— The problem —
Give back, word for word, only the lines from the opening of the records through the one with "663, bottom: 473". Pictures stay out.

— Records —

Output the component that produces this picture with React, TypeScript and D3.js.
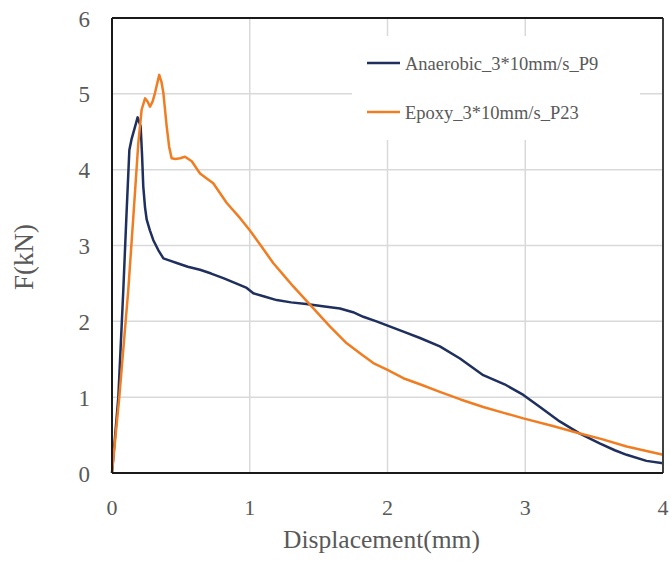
import React from "react";
import * as d3 from "d3";

const xTicks = [0, 1, 2, 3, 4];
const yTicks = [0, 1, 2, 3, 4, 5, 6];

const anaerobicX = [0, 0.046, 0.082, 0.105, 0.126, 0.143, 0.165, 0.186, 0.208, 0.218, 0.227, 0.24, 0.252, 0.275, 0.3, 0.336, 0.373, 0.42, 0.47, 0.55, 0.639, 0.72, 0.808, 0.9, 0.978, 1.026, 1.1, 1.195, 1.3, 1.41, 1.53, 1.655, 1.75, 1.824, 1.92, 2.02, 2.12, 2.236, 2.38, 2.526, 2.695, 2.85, 2.986, 3.107, 3.25, 3.397, 3.54, 3.65, 3.736, 3.88, 4.0];
const anaerobicY = [0, 1.0, 2.41, 3.4, 4.26, 4.41, 4.55, 4.69, 4.57, 4.2, 3.78, 3.5, 3.34, 3.2, 3.07, 2.94, 2.83, 2.8, 2.77, 2.72, 2.68, 2.63, 2.57, 2.5, 2.44, 2.37, 2.33, 2.28, 2.25, 2.23, 2.2, 2.17, 2.12, 2.06, 2.0, 1.93, 1.86, 1.78, 1.67, 1.51, 1.29, 1.17, 1.03, 0.87, 0.68, 0.52, 0.39, 0.3, 0.24, 0.16, 0.13];

const epoxyX = [0, 0.053, 0.118, 0.155, 0.191, 0.215, 0.24, 0.258, 0.276, 0.295, 0.312, 0.343, 0.36, 0.373, 0.397, 0.415, 0.433, 0.46, 0.494, 0.53, 0.579, 0.639, 0.69, 0.735, 0.833, 0.93, 1.0, 1.08, 1.17, 1.25, 1.316, 1.437, 1.583, 1.704, 1.8, 1.897, 2.0, 2.115, 2.25, 2.38, 2.53, 2.695, 2.85, 2.986, 3.2, 3.397, 3.55, 3.736, 3.88, 4.0];
const epoxyY = [0, 1.0, 2.41, 3.38, 4.35, 4.79, 4.94, 4.9, 4.83, 4.9, 5.01, 5.25, 5.15, 5.01, 4.57, 4.3, 4.15, 4.14, 4.15, 4.17, 4.11, 3.95, 3.88, 3.82, 3.56, 3.36, 3.2, 3.0, 2.77, 2.6, 2.46, 2.22, 1.93, 1.71, 1.58, 1.45, 1.36, 1.25, 1.16, 1.07, 0.97, 0.87, 0.79, 0.72, 0.62, 0.52, 0.45, 0.35, 0.29, 0.24];

const seriesNames = ["Anaerobic_3*10mm/s_P9", "Epoxy_3*10mm/s_P23"];
const seriesColors = ["#1F2F5E", "#F07D22"];

const W = 670;
const H = 562;
const M = { left: 112, top: 18, right: 663, bottom: 473 };

export default function App() {
  const x = d3.scaleLinear().domain([0, 4]).range([M.left, M.right]);
  const y = d3.scaleLinear().domain([0, 6]).range([M.bottom, M.top]);
  const line = d3
    .line<[number, number]>()
    .x((d) => x(d[0]))
    .y((d) => y(d[1]));
  const series = [
    anaerobicX.map((v, i) => [v, anaerobicY[i]] as [number, number]),
    epoxyX.map((v, i) => [v, epoxyY[i]] as [number, number]),
  ];
  const font = "'Liberation Serif', 'Times New Roman', serif";
  const textColor = "#595959";
  return (
    <svg
      width={W}
      height={H}
      style={{ position: "absolute", left: 0, top: 0, background: "#fff" }}
    >
      <rect x={0} y={0} width={W} height={H} fill="#fff" />
      {xTicks.slice(1, -1).map((t) => (
        <line key={"gx" + t} x1={x(t)} x2={x(t)} y1={M.top} y2={M.bottom} stroke="#d9d9d9" strokeWidth={1.5} />
      ))}
      {yTicks.slice(1, -1).map((t) => (
        <line key={"gy" + t} x1={M.left} x2={M.right} y1={y(t)} y2={y(t)} stroke="#d9d9d9" strokeWidth={1.5} />
      ))}
      <rect x={352} y={36} width={288} height={104} fill="#fff" />
      {series.map((s, i) => (
        <path key={i} d={line(s) || ""} fill="none" stroke={seriesColors[i]} strokeWidth={2.5} strokeLinejoin="round" />
      ))}
      <line x1={M.right} x2={M.right} y1={M.top} y2={M.bottom} stroke="#404040" strokeWidth={2} />
      <line x1={M.left} x2={M.right} y1={M.top} y2={M.top} stroke="#1a1a1a" strokeWidth={2} />
      <line x1={M.left} x2={M.left} y1={M.top} y2={M.bottom} stroke="#1a1a1a" strokeWidth={2} />
      <line x1={M.left} x2={M.right} y1={M.bottom} y2={M.bottom} stroke="#1a1a1a" strokeWidth={2} />
      {yTicks.map((t) => (
        <text key={"ty" + t} x={90} y={y(t) + 8.5} textAnchor="end" fontFamily={font} fontSize={23} fill={textColor}>
          {t}
        </text>
      ))}
      {xTicks.map((t) => (
        <text key={"tx" + t} x={x(t)} y={515} textAnchor="middle" fontFamily={font} fontSize={22} fill={textColor}>
          {t}
        </text>
      ))}
      <text x={381.5} y={548} textAnchor="middle" fontFamily={font} fontSize={25.5} fill={textColor}>
        Displacement(mm)
      </text>
      <text
        transform={`translate(33,${257}) rotate(-90)`}
        textAnchor="middle"
        fontFamily={font}
        fontSize={27}
        fill={textColor}
      >
        F(kN)
      </text>
      {seriesNames.map((n, i) => (
        <g key={n}>
          <line x1={367} x2={400} y1={63 + i * 49} y2={63 + i * 49} stroke={seriesColors[i]} strokeWidth={2.5} />
          <text x={405} y={70 + i * 49} fontFamily={font} fontSize={18.5} fill={textColor}>
            {n}
          </text>
        </g>
      ))}
    </svg>
  );
}
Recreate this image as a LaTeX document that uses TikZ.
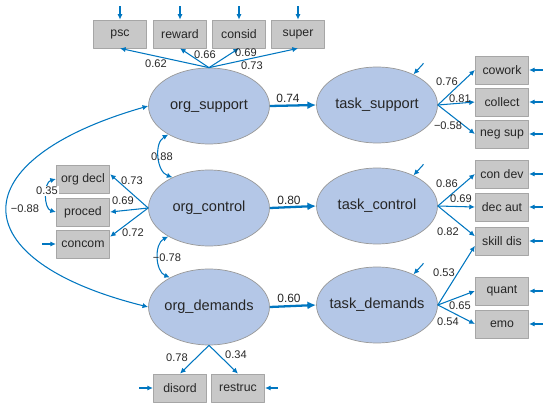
\documentclass[tikz,border=0pt]{standalone}
\usepackage{fontspec}
\setmainfont{Liberation Sans}
\usetikzlibrary{arrows.meta,shapes.geometric}
\definecolor{pathblue}{RGB}{0,118,192}
\definecolor{latfill}{RGB}{180,199,231}
\definecolor{obsfill}{RGB}{200,200,200}
\begin{document}
\begin{tikzpicture}[x=0.02cm,y=-0.02cm,>={Latex[length=3.2pt,width=3pt]}, line join=round,
	lat/.style={ellipse,draw=gray!80,fill=latfill,minimum width=2.42cm,minimum height=1.52cm,inner xsep=-8pt,inner ysep=0pt,font=\fontsize{8.3}{10}\selectfont,text=black!85},
	obs/.style={rectangle,draw=gray!70,fill=obsfill,minimum width=1.07cm,minimum height=0.56cm,inner sep=0pt,font=\fontsize{7}{8}\selectfont,text=black!85},
	ld/.style={draw=pathblue,line width=0.6pt,->},
	reg/.style={draw=pathblue,line width=1.3pt,-{Latex[length=5pt,width=4.5pt]}},
	cov/.style={draw=pathblue,line width=0.6pt,<->},
	err/.style={draw=pathblue,line width=0.6pt,<-},
	coef/.style={font=\fontsize{6.3}{7}\selectfont,inner sep=0pt,text=black!85},
	bcoef/.style={font=\fontsize{6.8}{8}\selectfont,inner sep=0pt,text=black!85}]
	\useasboundingbox (0,0) rectangle (550,408);
	
	% latente Variablen
	\node[lat] (os) at (209,106) {org\_support};
	\node[lat] (oc) at (209,208) {org\_control};
	\node[lat] (od) at (209,307) {org\_demands};
	\node[lat] (ts) at (377,105) {task\_support};
	\node[lat] (tc) at (377,206) {task\_control};
	\node[lat] (td) at (377,305) {task\_demands};
	
	% Indikatoren
	\node[obs] (psc) at (120,34) {psc};
	\node[obs] (reward) at (180,34) {reward};
	\node[obs] (consid) at (239,34) {consid};
	\node[obs] (super) at (298,34) {super};
	\node[obs] (orgdecl) at (83,179) {org decl};
	\node[obs] (proced) at (83,212) {proced};
	\node[obs] (concom) at (83,244) {concom};
	\node[obs] (disord) at (180,388) {disord};
	\node[obs] (restruc) at (238,388) {restruc};
	\node[obs] (cowork) at (502,70) {cowork};
	\node[obs] (collect) at (502,102) {collect};
	\node[obs] (negsup) at (502,134) {neg sup};
	\node[obs] (condev) at (502,174) {con dev};
	\node[obs] (decaut) at (502,207) {dec aut};
	\node[obs] (skilldis) at (502,241) {skill dis};
	\node[obs] (quant) at (502,291) {quant};
	\node[obs] (emo) at (502,324) {emo};
	
	% Ladungen
	\draw[ld] (os.north) -- (psc.south);
	\draw[ld] (os.north) -- (reward.south);
	\draw[ld] (os.north) -- (consid.south);
	\draw[ld] (os.north) -- (super.south);
	\draw[ld] (oc.west) -- (orgdecl.10);
	\draw[ld] (oc.west) -- (proced.east);
	\draw[ld] (oc.west) -- (concom.15);
	\draw[ld] (od.south) -- (disord.north);
	\draw[ld] (od.south) -- (restruc.north);
	\draw[ld] (ts.east) -- (cowork.west);
	\draw[ld] (ts.east) -- (collect.west);
	\draw[ld] (ts.east) -- (negsup.west);
	\draw[ld] (tc.east) -- (condev.west);
	\draw[ld] (tc.east) -- (decaut.west);
	\draw[ld] (tc.east) -- (skilldis.170);
	\draw[ld] (td.east) -- (skilldis.190);
	\draw[ld] (td.east) -- (quant.west);
	\draw[ld] (td.east) -- (emo.west);
	
	% Pfade
	\draw[reg] (os.east) -- (ts.west);
	\draw[reg] (oc.east) -- (tc.west);
	\draw[reg] (od.east) -- (td.west);
	
	% Kovarianzen
	\draw[cov] (os.215) to[bend right=65] (oc.140);
	\draw[cov] (oc.215) to[bend right=65] (od.143);
	\draw[cov] (orgdecl.west) to[bend right=75] (proced.west);
	\draw[cov] (os.west) .. controls (-40,160) and (-40,260) .. (od.west);
	
	% Fehler
	\draw[err] (psc.north) -- ++(0,-14);
	\draw[err] (reward.north) -- ++(0,-14);
	\draw[err] (consid.north) -- ++(0,-14);
	\draw[err] (super.north) -- ++(0,-14);
	\draw[err] (concom.west) -- ++(-14,0);
	\draw[err] (disord.west) -- ++(-14,0);
	\draw[err] (restruc.east) -- ++(13,0);
	\draw[err] (cowork.east) -- ++(14,0);
	\draw[err] (collect.east) -- ++(14,0);
	\draw[err] (negsup.east) -- ++(14,0);
	\draw[err] (condev.east) -- ++(14,0);
	\draw[err] (decaut.east) -- ++(14,0);
	\draw[err] (skilldis.east) -- ++(14,0);
	\draw[err] (quant.east) -- ++(14,0);
	\draw[err] (emo.east) -- ++(14,0);
	\draw[err] (ts.40) -- ++(10,-11);
	\draw[err] (tc.40) -- ++(10,-11);
	\draw[err] (td.40) -- ++(10,-11);
	
	% Koeffizienten
	\node[coef] (c1) at (156,64) {0.62};
	\node[coef] (c2) at (205,55) {0.66};
	\node[coef] (c3) at (246,53) {0.69};
	\node[coef] (c4) at (252,66) {0.73};
	\node[bcoef] (c5) at (288,98) {0.74};
	\node[bcoef] (c6) at (289,200) {0.80};
	\node[bcoef] (c7) at (289,298) {0.60};
	\node[coef] (c8) at (162,157) {0.88};
	\node[coef] (c9) at (167,258) {−0.78};
	\node[coef] (c10) at (25,209) {−0.88};
	\node[coef,fill=white,inner sep=0.5pt] (c11) at (47,191) {0.35};
	\node[coef] (c12) at (132,181) {0.73};
	\node[coef] (c13) at (123,201) {0.69};
	\node[coef] (c14) at (133,233) {0.72};
	\node[coef] (c15) at (177,358) {0.78};
	\node[coef] (c16) at (236,355) {0.34};
	\node[coef] (c17) at (447,82) {0.76};
	\node[coef] (c18) at (460,99) {0.81};
	\node[coef] (c19) at (448,126) {−0.58};
	\node[coef] (c20) at (447,184) {0.86};
	\node[coef] (c21) at (461,199) {0.69};
	\node[coef] (c22) at (448,232) {0.82};
	\node[coef] (c23) at (444,273) {0.53};
	\node[coef] (c24) at (460,306) {0.65};
	\node[coef] (c25) at (448,322) {0.54};
\end{tikzpicture}
\end{document}
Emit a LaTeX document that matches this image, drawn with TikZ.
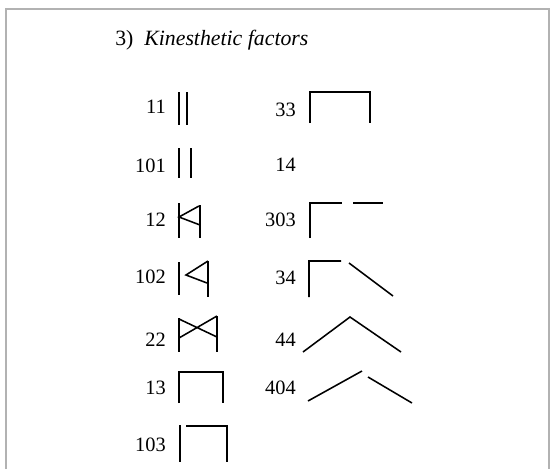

— Exercise response —
Output the component that produces this picture with React, TypeScript and D3.js.
import React from "react";
import * as d3 from "d3";

const xTicks = [0, 1, 2, 3, 4];
const yTicks = [0, 1, 2, 3, 4, 5, 6];

const anaerobicX = [0, 0.046, 0.082, 0.105, 0.126, 0.143, 0.165, 0.186, 0.208, 0.218, 0.227, 0.24, 0.252, 0.275, 0.3, 0.336, 0.373, 0.42, 0.47, 0.55, 0.639, 0.72, 0.808, 0.9, 0.978, 1.026, 1.1, 1.195, 1.3, 1.41, 1.53, 1.655, 1.75, 1.824, 1.92, 2.02, 2.12, 2.236, 2.38, 2.526, 2.695, 2.85, 2.986, 3.107, 3.25, 3.397, 3.54, 3.65, 3.736, 3.88, 4.0];
const anaerobicY = [0, 1.0, 2.41, 3.4, 4.26, 4.41, 4.55, 4.69, 4.57, 4.2, 3.78, 3.5, 3.34, 3.2, 3.07, 2.94, 2.83, 2.8, 2.77, 2.72, 2.68, 2.63, 2.57, 2.5, 2.44, 2.37, 2.33, 2.28, 2.25, 2.23, 2.2, 2.17, 2.12, 2.06, 2.0, 1.93, 1.86, 1.78, 1.67, 1.51, 1.29, 1.17, 1.03, 0.87, 0.68, 0.52, 0.39, 0.3, 0.24, 0.16, 0.13];

const epoxyX = [0, 0.053, 0.118, 0.155, 0.191, 0.215, 0.24, 0.258, 0.276, 0.295, 0.312, 0.343, 0.36, 0.373, 0.397, 0.415, 0.433, 0.46, 0.494, 0.53, 0.579, 0.639, 0.69, 0.735, 0.833, 0.93, 1.0, 1.08, 1.17, 1.25, 1.316, 1.437, 1.583, 1.704, 1.8, 1.897, 2.0, 2.115, 2.25, 2.38, 2.53, 2.695, 2.85, 2.986, 3.2, 3.397, 3.55, 3.736, 3.88, 4.0];
const epoxyY = [0, 1.0, 2.41, 3.38, 4.35, 4.79, 4.94, 4.9, 4.83, 4.9, 5.01, 5.25, 5.15, 5.01, 4.57, 4.3, 4.15, 4.14, 4.15, 4.17, 4.11, 3.95, 3.88, 3.82, 3.56, 3.36, 3.2, 3.0, 2.77, 2.6, 2.46, 2.22, 1.93, 1.71, 1.58, 1.45, 1.36, 1.25, 1.16, 1.07, 0.97, 0.87, 0.79, 0.72, 0.62, 0.52, 0.45, 0.35, 0.29, 0.24];

const seriesNames = ["Anaerobic_3*10mm/s_P9", "Epoxy_3*10mm/s_P23"];
const seriesColors = ["#1F2F5E", "#F07D22"];

const W = 670;
const H = 562;
const M = { left: 112, top: 18, right: 663, bottom: 473 };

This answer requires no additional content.